THE TASK — Leaving out all pictures, copy exactly the lines from the one containing "Write the seaborn" down to the one containing "import numpy as np", both of them included.

■ ■ ■ ■ ■

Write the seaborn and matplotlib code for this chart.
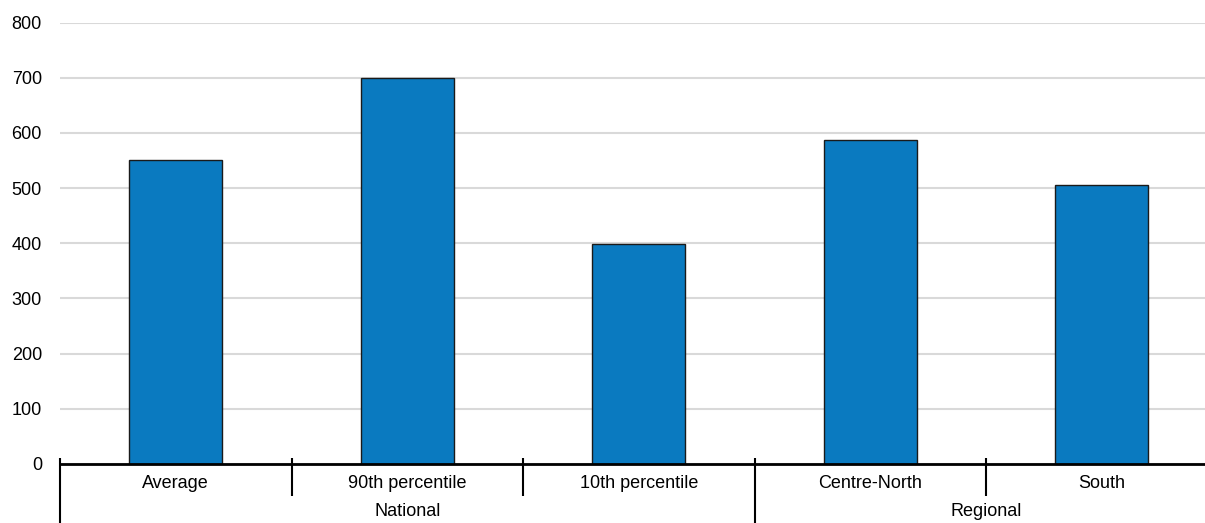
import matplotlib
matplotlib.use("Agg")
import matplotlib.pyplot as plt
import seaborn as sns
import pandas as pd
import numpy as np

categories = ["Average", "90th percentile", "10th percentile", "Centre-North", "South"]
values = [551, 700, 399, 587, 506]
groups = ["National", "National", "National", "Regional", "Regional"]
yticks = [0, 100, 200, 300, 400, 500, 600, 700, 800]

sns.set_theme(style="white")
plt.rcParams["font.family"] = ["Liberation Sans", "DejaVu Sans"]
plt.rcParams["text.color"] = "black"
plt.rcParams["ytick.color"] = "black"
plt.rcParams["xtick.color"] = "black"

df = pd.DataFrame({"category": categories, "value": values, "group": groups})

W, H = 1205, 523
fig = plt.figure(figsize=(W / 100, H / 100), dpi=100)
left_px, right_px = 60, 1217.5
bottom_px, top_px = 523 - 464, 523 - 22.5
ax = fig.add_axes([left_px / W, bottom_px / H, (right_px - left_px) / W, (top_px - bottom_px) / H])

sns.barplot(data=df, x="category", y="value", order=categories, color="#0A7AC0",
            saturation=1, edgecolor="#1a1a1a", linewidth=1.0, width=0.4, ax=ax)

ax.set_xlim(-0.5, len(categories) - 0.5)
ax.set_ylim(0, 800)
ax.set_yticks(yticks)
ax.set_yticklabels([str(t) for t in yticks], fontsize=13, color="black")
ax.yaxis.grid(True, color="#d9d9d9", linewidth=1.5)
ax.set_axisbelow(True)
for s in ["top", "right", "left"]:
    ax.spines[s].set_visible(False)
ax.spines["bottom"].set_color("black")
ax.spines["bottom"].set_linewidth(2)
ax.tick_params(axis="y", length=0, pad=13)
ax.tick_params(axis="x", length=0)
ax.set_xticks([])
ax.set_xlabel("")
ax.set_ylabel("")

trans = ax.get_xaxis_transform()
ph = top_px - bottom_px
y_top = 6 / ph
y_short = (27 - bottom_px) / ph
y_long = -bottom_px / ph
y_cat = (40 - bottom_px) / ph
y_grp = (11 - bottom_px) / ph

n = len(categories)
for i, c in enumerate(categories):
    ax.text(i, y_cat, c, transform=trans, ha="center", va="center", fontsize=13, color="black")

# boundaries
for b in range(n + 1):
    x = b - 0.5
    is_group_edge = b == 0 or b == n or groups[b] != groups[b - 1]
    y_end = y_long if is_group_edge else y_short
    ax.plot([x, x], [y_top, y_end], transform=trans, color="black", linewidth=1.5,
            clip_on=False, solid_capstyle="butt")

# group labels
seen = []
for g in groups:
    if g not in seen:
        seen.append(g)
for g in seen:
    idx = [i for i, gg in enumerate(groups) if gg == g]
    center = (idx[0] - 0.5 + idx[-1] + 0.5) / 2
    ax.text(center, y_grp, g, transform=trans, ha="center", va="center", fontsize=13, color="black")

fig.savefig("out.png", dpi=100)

■ ■ ■ ■ ■

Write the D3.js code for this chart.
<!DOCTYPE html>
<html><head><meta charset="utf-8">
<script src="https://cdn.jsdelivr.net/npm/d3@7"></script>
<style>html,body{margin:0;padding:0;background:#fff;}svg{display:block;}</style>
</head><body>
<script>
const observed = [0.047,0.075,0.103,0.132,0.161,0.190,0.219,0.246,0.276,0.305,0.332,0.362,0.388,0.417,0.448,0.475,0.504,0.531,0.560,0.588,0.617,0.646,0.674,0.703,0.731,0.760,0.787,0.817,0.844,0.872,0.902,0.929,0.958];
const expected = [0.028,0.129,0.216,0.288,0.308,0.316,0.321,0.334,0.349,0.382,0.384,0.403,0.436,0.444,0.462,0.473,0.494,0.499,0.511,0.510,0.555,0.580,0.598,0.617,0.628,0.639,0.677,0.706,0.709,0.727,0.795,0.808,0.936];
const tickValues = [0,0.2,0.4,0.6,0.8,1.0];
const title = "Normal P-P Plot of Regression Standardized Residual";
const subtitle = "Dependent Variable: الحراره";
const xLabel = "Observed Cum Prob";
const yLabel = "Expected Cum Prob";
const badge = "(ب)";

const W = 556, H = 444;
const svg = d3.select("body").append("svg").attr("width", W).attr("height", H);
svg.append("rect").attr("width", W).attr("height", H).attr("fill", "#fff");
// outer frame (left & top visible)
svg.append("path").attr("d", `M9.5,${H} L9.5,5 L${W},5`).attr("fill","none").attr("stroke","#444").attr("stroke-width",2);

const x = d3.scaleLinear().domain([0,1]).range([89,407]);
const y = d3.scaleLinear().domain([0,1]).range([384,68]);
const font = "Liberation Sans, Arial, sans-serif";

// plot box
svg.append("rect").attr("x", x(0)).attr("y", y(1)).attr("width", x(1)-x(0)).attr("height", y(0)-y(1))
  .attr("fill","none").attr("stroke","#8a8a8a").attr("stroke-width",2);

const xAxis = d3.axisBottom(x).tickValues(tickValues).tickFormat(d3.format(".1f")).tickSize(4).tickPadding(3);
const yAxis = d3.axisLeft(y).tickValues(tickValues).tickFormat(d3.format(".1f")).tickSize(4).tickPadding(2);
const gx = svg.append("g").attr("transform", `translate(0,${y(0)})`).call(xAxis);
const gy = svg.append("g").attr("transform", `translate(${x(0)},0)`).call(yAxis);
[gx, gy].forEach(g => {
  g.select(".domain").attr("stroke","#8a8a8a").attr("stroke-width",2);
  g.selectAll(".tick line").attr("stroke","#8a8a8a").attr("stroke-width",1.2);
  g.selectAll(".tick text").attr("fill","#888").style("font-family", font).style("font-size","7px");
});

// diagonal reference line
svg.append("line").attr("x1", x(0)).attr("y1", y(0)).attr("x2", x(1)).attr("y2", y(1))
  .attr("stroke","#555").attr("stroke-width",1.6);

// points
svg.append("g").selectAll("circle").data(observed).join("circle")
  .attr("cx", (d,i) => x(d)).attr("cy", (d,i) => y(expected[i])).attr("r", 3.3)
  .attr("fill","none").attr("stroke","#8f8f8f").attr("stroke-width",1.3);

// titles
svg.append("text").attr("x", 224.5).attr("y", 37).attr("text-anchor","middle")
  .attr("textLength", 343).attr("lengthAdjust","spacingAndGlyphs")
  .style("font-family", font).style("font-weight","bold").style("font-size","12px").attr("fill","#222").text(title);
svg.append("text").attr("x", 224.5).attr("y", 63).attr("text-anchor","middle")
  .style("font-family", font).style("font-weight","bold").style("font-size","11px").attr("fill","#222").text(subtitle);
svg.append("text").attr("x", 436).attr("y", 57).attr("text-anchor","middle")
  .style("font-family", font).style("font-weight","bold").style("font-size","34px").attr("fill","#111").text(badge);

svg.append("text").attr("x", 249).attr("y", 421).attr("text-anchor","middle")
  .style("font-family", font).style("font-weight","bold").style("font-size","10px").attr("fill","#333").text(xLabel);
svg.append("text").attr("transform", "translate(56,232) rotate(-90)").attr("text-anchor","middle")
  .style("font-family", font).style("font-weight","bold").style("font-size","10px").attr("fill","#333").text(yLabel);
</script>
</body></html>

■ ■ ■ ■ ■

FINAL RESULT —
Write the seaborn and matplotlib code for this chart.
import matplotlib
matplotlib.use("Agg")
import matplotlib.pyplot as plt
import seaborn as sns
import pandas as pd
import numpy as np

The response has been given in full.